Source code of charts

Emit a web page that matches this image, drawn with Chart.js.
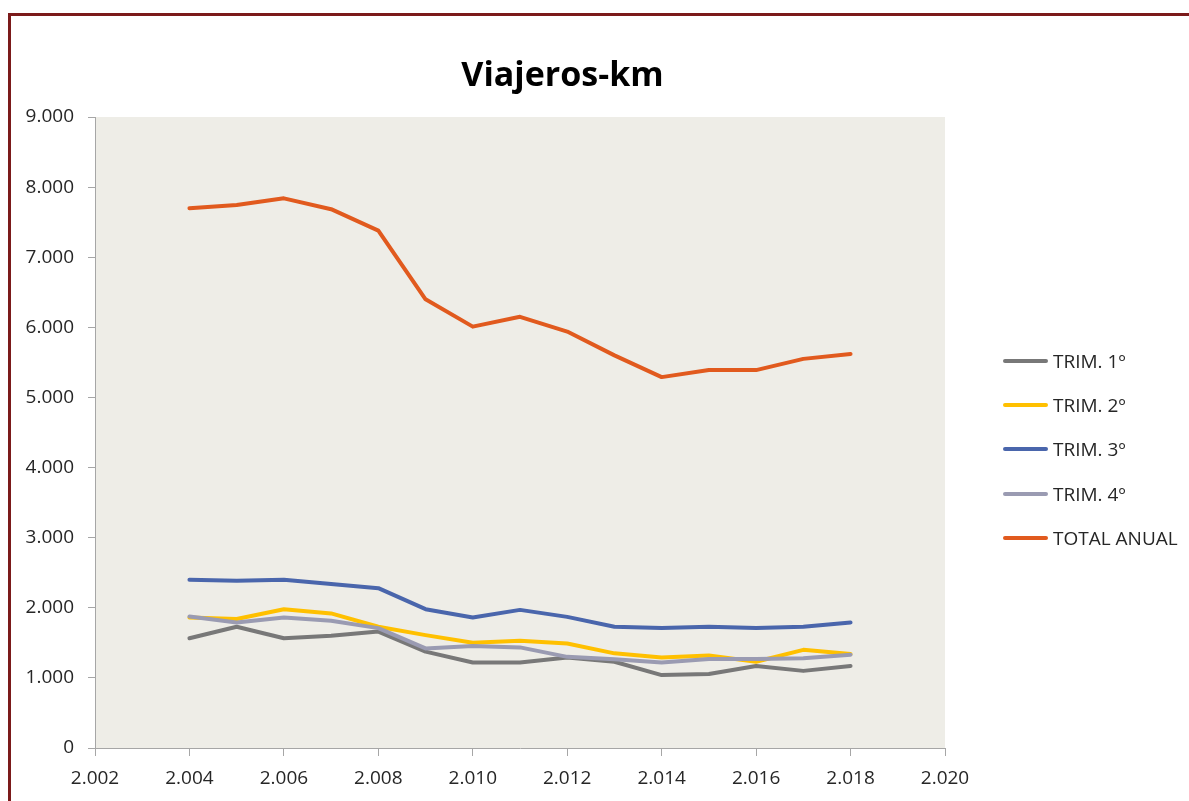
<!DOCTYPE html>
<html><head><meta charset="utf-8">
<script src="https://cdn.jsdelivr.net/npm/chart.js@4.4.1/dist/chart.umd.min.js"></script>
<style>
html,body{margin:0;padding:0;background:#fff;}
#wrap{position:relative;width:1189px;height:801px;overflow:hidden;background:#fff;}
#frame{position:absolute;left:8px;top:13px;width:1400px;height:1000px;border-top:3px solid #7B1A1A;border-left:3px solid #7B1A1A;}
#c{position:absolute;left:0;top:0;}
#title{position:absolute;left:0;width:1125px;top:50px;text-align:center;font-family:"Open Sans",sans-serif;font-weight:bold;font-size:34px;color:#000;line-height:normal;}
.lg{position:absolute;left:1003px;height:26px;display:flex;align-items:center;font-family:"Open Sans",sans-serif;font-size:19px;color:#262626;white-space:nowrap;}
.lg i{display:inline-block;width:45px;height:4px;border-radius:2px;margin-right:5px;}
</style>
</head><body>
<div id="wrap">
<div id="frame"></div>
<canvas id="c" width="1189" height="801"></canvas>
<div id="title">Viajeros-km</div>
<div id="legend"></div>
</div>
<script>
const years = [2004,2005,2006,2007,2008,2009,2010,2011,2012,2013,2014,2015,2016,2017,2018];
const trim1 = [1565,1730,1565,1600,1660,1375,1220,1220,1290,1230,1040,1055,1170,1100,1170];
const trim2 = [1860,1840,1980,1920,1730,1610,1500,1530,1490,1350,1290,1320,1230,1400,1340];
const trim3 = [2400,2385,2400,2340,2280,1980,1860,1970,1870,1730,1710,1730,1710,1730,1790];
const trim4 = [1875,1790,1860,1815,1710,1420,1455,1435,1300,1265,1220,1270,1270,1280,1330];
const total = [7700,7745,7840,7685,7380,6400,6010,6150,5940,5600,5290,5390,5390,5550,5620];
const seriesNames = ['TRIM. 1º','TRIM. 2º','TRIM. 3º','TRIM. 4º','TOTAL ANUAL'];
const seriesColors = ['#787878','#FFC000','#4A66AC','#9A9BB2','#E15A1E'];
const xTicks = {min:2002, max:2020, step:2};
const yTicks = {min:0, max:9000, step:1000};

const fmt = v => String(Math.round(v)).replace(/\B(?=(\d{3})+(?!\d))/g,'.');
const allSeries = [trim1,trim2,trim3,trim4,total];
const datasets = allSeries.map((arr,i)=>({
  label: seriesNames[i],
  data: years.map((y,j)=>({x:y,y:arr[j]})),
  borderColor: seriesColors[i],
  backgroundColor: seriesColors[i],
  borderWidth: 4,
  pointRadius: 0,
  showLine: true,
  tension: 0,
  borderCapStyle: 'round',
  borderJoinStyle: 'round',
  order: allSeries.length - i
}));

const bgPlugin = {
  id:'plotbg',
  beforeDraw(chart){
    const {ctx, chartArea:a} = chart;
    ctx.save();
    ctx.fillStyle = '#EEEDE7';
    ctx.fillRect(a.left, a.top, a.right-a.left, a.bottom-a.top);
    ctx.restore();
  }
};

const tickFont = {family:'"Open Sans", sans-serif', size:19};
new Chart(document.getElementById('c'), {
  type:'scatter',
  data:{datasets},
  plugins:[bgPlugin],
  options:{
    responsive:false,
    animation:false,
    layout:{padding:{left:0,top:117,right:244,bottom:0}},
    plugins:{legend:{display:false},title:{display:false},tooltip:{enabled:false}},
    scales:{
      x:{
        type:'linear', min:xTicks.min, max:xTicks.max,
        ticks:{stepSize:xTicks.step, callback:v=>fmt(v), font:tickFont, color:'#262626', padding:11, maxRotation:0, autoSkip:false},
        grid:{drawOnChartArea:false, drawTicks:true, tickLength:8, color:'#A6A6A6'},
        border:{display:true, color:'#A6A6A6', width:1},
        afterFit(s){ s.height = 53; }
      },
      y:{
        type:'linear', min:yTicks.min, max:yTicks.max,
        ticks:{stepSize:yTicks.step, callback:v=>fmt(v), font:tickFont, color:'#262626', padding:14},
        grid:{drawOnChartArea:false, drawTicks:true, tickLength:7, color:'#A6A6A6'},
        border:{display:true, color:'#A6A6A6', width:1},
        afterFit(s){ s.width = 95; }
      }
    }
  }
});

const lg = document.getElementById('legend');
seriesNames.forEach((n,i)=>{
  const d = document.createElement('div');
  d.className='lg';
  d.style.top = (360.7 - 13 + i*44.3) + 'px';
  d.innerHTML = '<i style="background:'+seriesColors[i]+'"></i><span>'+n+'</span>';
  lg.appendChild(d);
});
</script>
</body></html>
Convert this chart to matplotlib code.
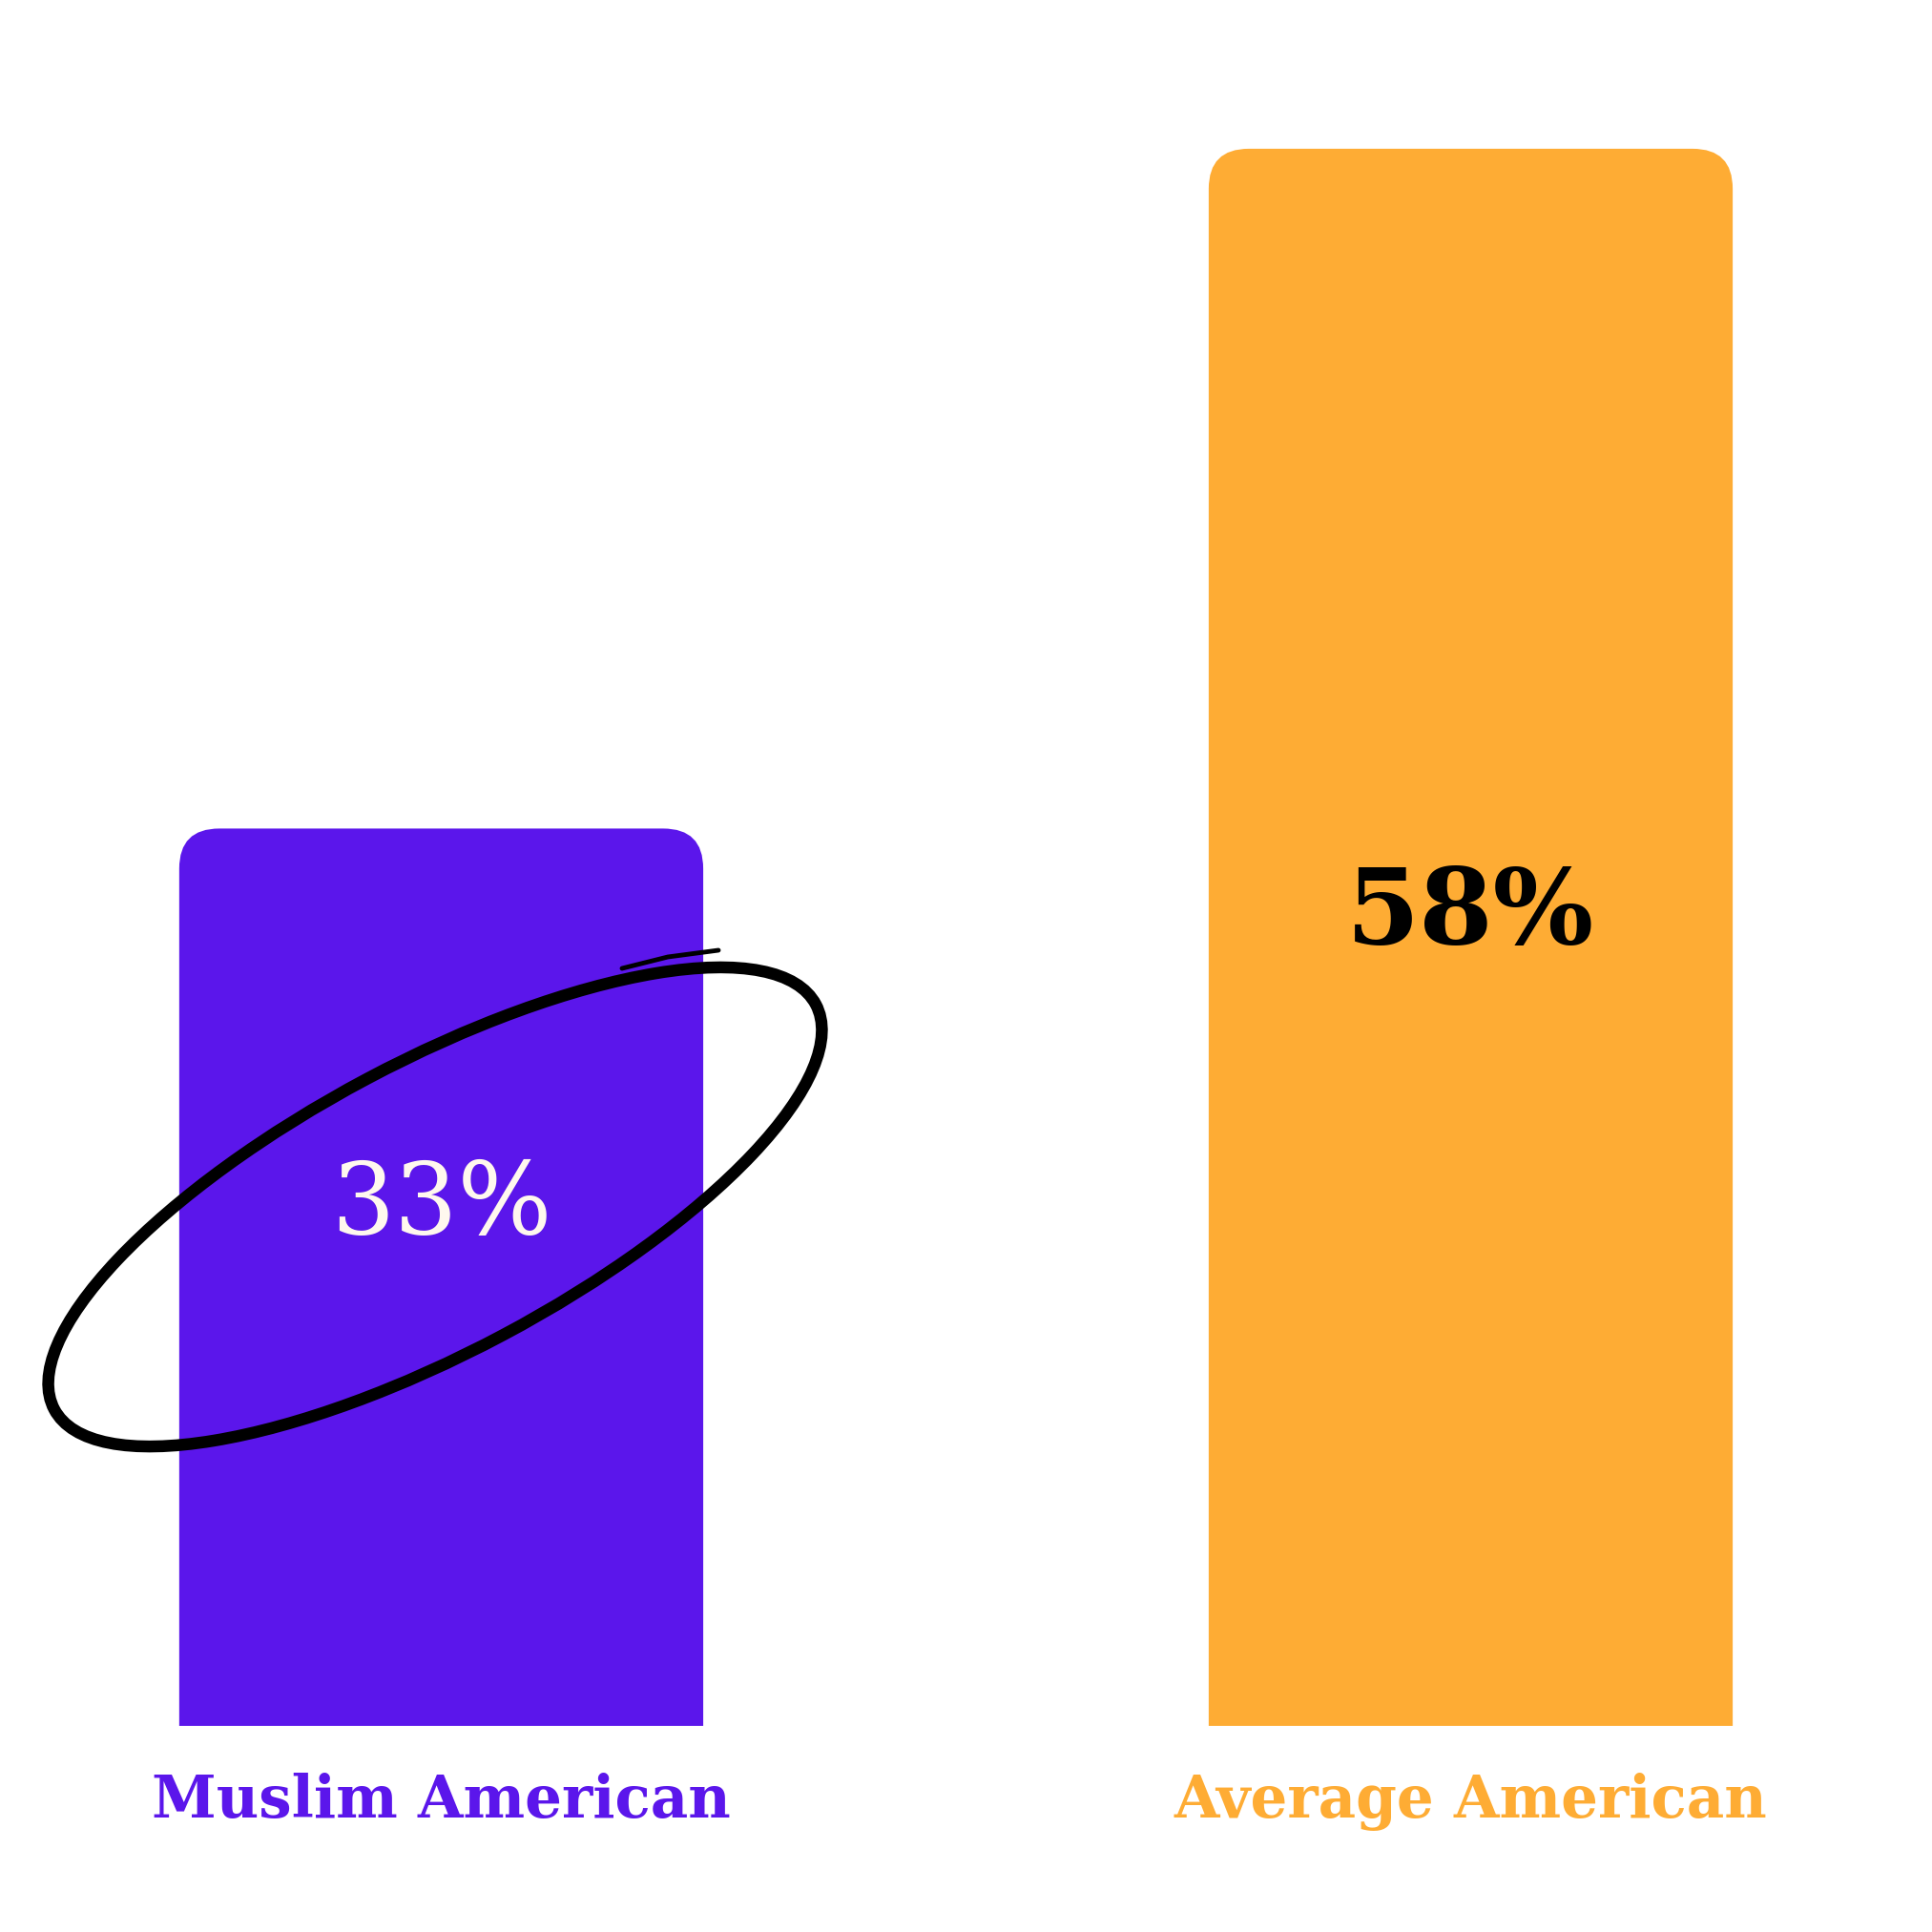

• EXERCISE
Repeat all the records above exactly, leaving out any pictures.

• WRITTEN SOLUTION
Emit a web page that matches this image, drawn with Chart.js.
<!DOCTYPE html>
<html><head><meta charset="utf-8">
<script src="https://cdn.jsdelivr.net/npm/chart.js@4.4.1/dist/chart.umd.min.js"></script>
<style>
html,body{margin:0;padding:0;background:#fff;}
#wrap{position:relative;width:1189px;height:801px;overflow:hidden;background:#fff;}
#frame{position:absolute;left:8px;top:13px;width:1400px;height:1000px;border-top:3px solid #7B1A1A;border-left:3px solid #7B1A1A;}
#c{position:absolute;left:0;top:0;}
#title{position:absolute;left:0;width:1125px;top:50px;text-align:center;font-family:"Open Sans",sans-serif;font-weight:bold;font-size:34px;color:#000;line-height:normal;}
.lg{position:absolute;left:1003px;height:26px;display:flex;align-items:center;font-family:"Open Sans",sans-serif;font-size:19px;color:#262626;white-space:nowrap;}
.lg i{display:inline-block;width:45px;height:4px;border-radius:2px;margin-right:5px;}
</style>
</head><body>
<div id="wrap">
<div id="frame"></div>
<canvas id="c" width="1189" height="801"></canvas>
<div id="title">Viajeros-km</div>
<div id="legend"></div>
</div>
<script>
const years = [2004,2005,2006,2007,2008,2009,2010,2011,2012,2013,2014,2015,2016,2017,2018];
const trim1 = [1565,1730,1565,1600,1660,1375,1220,1220,1290,1230,1040,1055,1170,1100,1170];
const trim2 = [1860,1840,1980,1920,1730,1610,1500,1530,1490,1350,1290,1320,1230,1400,1340];
const trim3 = [2400,2385,2400,2340,2280,1980,1860,1970,1870,1730,1710,1730,1710,1730,1790];
const trim4 = [1875,1790,1860,1815,1710,1420,1455,1435,1300,1265,1220,1270,1270,1280,1330];
const total = [7700,7745,7840,7685,7380,6400,6010,6150,5940,5600,5290,5390,5390,5550,5620];
const seriesNames = ['TRIM. 1º','TRIM. 2º','TRIM. 3º','TRIM. 4º','TOTAL ANUAL'];
const seriesColors = ['#787878','#FFC000','#4A66AC','#9A9BB2','#E15A1E'];
const xTicks = {min:2002, max:2020, step:2};
const yTicks = {min:0, max:9000, step:1000};

const fmt = v => String(Math.round(v)).replace(/\B(?=(\d{3})+(?!\d))/g,'.');
const allSeries = [trim1,trim2,trim3,trim4,total];
const datasets = allSeries.map((arr,i)=>({
  label: seriesNames[i],
  data: years.map((y,j)=>({x:y,y:arr[j]})),
  borderColor: seriesColors[i],
  backgroundColor: seriesColors[i],
  borderWidth: 4,
  pointRadius: 0,
  showLine: true,
  tension: 0,
  borderCapStyle: 'round',
  borderJoinStyle: 'round',
  order: allSeries.length - i
}));

const bgPlugin = {
  id:'plotbg',
  beforeDraw(chart){
    const {ctx, chartArea:a} = chart;
    ctx.save();
    ctx.fillStyle = '#EEEDE7';
    ctx.fillRect(a.left, a.top, a.right-a.left, a.bottom-a.top);
    ctx.restore();
  }
};

const tickFont = {family:'"Open Sans", sans-serif', size:19};
new Chart(document.getElementById('c'), {
  type:'scatter',
  data:{datasets},
  plugins:[bgPlugin],
  options:{
    responsive:false,
    animation:false,
    layout:{padding:{left:0,top:117,right:244,bottom:0}},
    plugins:{legend:{display:false},title:{display:false},tooltip:{enabled:false}},
    scales:{
      x:{
        type:'linear', min:xTicks.min, max:xTicks.max,
        ticks:{stepSize:xTicks.step, callback:v=>fmt(v), font:tickFont, color:'#262626', padding:11, maxRotation:0, autoSkip:false},
        grid:{drawOnChartArea:false, drawTicks:true, tickLength:8, color:'#A6A6A6'},
        border:{display:true, color:'#A6A6A6', width:1},
        afterFit(s){ s.height = 53; }
      },
      y:{
        type:'linear', min:yTicks.min, max:yTicks.max,
        ticks:{stepSize:yTicks.step, callback:v=>fmt(v), font:tickFont, color:'#262626', padding:14},
        grid:{drawOnChartArea:false, drawTicks:true, tickLength:7, color:'#A6A6A6'},
        border:{display:true, color:'#A6A6A6', width:1},
        afterFit(s){ s.width = 95; }
      }
    }
  }
});

const lg = document.getElementById('legend');
seriesNames.forEach((n,i)=>{
  const d = document.createElement('div');
  d.className='lg';
  d.style.top = (360.7 - 13 + i*44.3) + 'px';
  d.innerHTML = '<i style="background:'+seriesColors[i]+'"></i><span>'+n+'</span>';
  lg.appendChild(d);
});
</script>
</body></html>
Convert this chart to matplotlib code.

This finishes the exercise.